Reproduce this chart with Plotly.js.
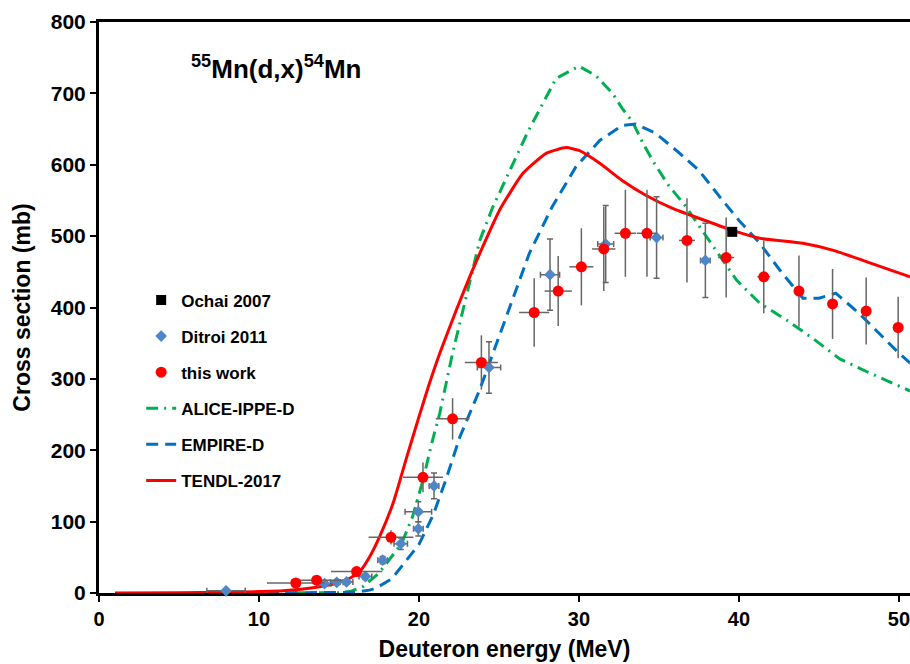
= = = = = = =
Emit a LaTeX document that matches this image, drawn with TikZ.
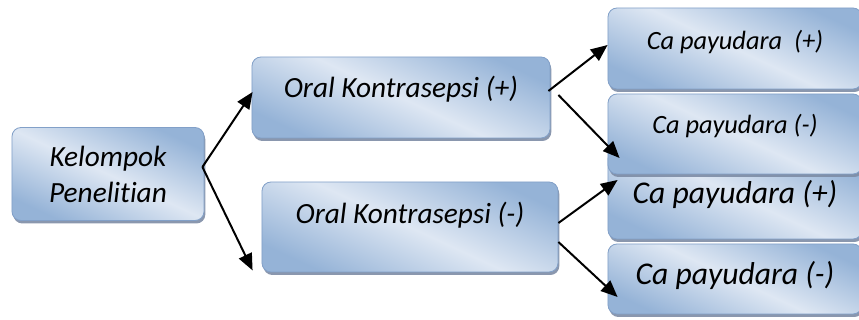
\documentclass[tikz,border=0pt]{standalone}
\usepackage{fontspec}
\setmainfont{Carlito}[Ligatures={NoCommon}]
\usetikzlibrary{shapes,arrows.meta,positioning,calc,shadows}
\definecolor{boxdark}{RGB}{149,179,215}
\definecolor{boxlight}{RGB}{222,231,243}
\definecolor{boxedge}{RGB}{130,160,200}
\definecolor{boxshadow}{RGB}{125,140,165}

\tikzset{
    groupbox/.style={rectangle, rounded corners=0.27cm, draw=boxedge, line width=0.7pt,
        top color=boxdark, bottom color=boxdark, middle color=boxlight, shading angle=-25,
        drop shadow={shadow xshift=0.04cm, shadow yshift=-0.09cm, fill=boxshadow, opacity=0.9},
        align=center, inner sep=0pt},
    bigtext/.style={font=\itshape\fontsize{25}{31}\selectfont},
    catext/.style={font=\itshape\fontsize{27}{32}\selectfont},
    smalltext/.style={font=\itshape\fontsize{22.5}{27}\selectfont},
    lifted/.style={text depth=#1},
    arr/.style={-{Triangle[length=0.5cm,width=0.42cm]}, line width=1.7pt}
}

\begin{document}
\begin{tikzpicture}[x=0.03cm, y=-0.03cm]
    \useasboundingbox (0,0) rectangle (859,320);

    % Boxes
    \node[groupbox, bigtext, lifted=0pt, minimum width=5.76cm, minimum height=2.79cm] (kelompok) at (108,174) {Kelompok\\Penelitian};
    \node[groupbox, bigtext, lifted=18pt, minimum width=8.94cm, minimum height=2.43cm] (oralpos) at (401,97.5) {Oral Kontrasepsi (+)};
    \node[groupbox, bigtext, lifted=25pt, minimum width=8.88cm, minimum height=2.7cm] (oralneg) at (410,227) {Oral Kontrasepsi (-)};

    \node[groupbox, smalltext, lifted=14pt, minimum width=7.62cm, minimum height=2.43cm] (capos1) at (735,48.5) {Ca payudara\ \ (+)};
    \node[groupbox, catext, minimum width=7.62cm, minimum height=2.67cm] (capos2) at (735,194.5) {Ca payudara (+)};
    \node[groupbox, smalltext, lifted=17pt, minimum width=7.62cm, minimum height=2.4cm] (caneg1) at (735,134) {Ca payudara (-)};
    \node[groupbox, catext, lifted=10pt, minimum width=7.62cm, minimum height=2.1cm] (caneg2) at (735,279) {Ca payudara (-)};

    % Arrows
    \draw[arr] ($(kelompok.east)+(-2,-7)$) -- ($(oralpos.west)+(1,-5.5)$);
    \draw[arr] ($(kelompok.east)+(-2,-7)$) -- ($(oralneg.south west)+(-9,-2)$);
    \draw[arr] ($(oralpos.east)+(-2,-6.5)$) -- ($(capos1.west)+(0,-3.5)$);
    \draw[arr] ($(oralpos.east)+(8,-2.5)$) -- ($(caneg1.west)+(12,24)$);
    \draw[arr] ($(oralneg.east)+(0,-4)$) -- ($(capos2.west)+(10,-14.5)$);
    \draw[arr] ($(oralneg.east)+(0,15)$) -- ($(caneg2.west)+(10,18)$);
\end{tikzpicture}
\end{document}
= = = = = = =
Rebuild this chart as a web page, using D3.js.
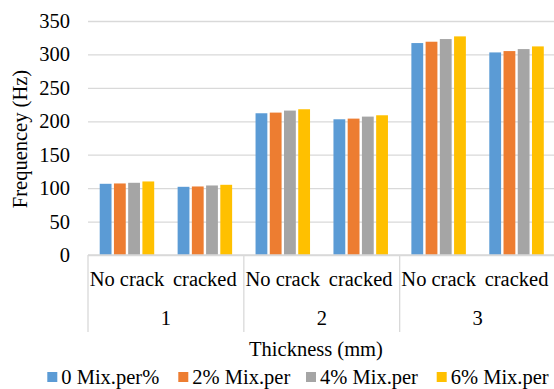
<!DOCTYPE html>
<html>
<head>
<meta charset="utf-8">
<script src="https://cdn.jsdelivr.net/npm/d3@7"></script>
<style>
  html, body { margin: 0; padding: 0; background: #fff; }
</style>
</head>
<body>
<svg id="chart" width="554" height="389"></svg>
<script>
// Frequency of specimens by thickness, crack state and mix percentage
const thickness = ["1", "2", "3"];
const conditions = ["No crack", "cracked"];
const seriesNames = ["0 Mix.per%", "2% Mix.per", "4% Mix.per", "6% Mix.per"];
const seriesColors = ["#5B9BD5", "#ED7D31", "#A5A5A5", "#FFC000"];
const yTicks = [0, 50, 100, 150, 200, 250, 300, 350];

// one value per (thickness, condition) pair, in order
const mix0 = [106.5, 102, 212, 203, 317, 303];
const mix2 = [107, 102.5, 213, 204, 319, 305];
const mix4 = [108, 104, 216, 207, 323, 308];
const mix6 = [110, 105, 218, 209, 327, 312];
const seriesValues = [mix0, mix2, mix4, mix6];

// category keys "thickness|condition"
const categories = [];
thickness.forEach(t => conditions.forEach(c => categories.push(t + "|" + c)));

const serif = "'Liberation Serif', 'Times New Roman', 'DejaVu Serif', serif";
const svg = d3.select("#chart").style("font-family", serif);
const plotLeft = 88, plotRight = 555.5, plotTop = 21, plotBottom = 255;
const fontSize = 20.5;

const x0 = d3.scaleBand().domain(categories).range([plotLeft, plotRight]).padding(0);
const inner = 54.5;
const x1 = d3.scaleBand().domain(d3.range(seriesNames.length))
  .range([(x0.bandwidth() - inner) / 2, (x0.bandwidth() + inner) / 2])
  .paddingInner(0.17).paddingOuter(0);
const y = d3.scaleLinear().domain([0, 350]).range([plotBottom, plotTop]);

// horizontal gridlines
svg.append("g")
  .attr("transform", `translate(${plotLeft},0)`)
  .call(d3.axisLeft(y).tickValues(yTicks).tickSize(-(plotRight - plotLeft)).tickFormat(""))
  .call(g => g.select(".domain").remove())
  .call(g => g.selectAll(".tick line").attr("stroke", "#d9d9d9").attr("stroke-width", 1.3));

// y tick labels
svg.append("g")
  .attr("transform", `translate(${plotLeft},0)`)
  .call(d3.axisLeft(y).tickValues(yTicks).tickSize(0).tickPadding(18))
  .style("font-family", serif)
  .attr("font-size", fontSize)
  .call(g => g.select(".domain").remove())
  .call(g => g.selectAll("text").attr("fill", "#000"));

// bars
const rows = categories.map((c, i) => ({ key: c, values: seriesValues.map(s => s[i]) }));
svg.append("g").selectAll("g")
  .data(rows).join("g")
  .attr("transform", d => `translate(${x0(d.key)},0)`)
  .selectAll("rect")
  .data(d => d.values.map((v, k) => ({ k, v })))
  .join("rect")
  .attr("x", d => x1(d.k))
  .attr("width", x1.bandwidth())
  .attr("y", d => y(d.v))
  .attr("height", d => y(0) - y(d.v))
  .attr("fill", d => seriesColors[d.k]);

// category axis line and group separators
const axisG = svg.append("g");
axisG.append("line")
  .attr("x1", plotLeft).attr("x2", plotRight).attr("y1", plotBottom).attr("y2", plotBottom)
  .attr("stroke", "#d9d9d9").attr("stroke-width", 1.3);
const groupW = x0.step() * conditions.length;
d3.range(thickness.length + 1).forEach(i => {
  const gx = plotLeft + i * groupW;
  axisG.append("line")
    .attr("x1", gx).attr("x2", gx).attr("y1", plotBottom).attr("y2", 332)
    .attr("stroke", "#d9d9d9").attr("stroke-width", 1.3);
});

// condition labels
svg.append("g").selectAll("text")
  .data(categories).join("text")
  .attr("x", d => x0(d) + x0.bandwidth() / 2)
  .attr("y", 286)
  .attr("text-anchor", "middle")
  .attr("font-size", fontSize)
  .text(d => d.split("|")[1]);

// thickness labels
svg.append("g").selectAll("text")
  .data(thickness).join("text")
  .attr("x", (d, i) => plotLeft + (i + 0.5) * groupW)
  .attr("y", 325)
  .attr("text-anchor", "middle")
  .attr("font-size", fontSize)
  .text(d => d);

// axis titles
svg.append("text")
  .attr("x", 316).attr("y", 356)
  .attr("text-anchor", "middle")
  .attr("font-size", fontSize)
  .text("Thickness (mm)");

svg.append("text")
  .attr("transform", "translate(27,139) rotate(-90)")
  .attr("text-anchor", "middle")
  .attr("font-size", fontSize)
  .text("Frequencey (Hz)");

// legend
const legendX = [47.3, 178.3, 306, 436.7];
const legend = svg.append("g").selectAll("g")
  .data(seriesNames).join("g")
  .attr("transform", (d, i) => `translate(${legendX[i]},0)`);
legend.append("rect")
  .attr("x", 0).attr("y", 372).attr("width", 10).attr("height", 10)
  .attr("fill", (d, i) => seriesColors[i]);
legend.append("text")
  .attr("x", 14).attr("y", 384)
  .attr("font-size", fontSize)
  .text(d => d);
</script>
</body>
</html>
= = = = = = =
TASK OBJECTIVE:
Give every line of the material that includes the string "chart".

FULL OUTPUT:
Reproduce this chart with Plotly.js.
Rebuild this chart as a web page, using D3.js.
<svg id="chart" width="554" height="389"></svg>
const svg = d3.select("#chart").style("font-family", serif);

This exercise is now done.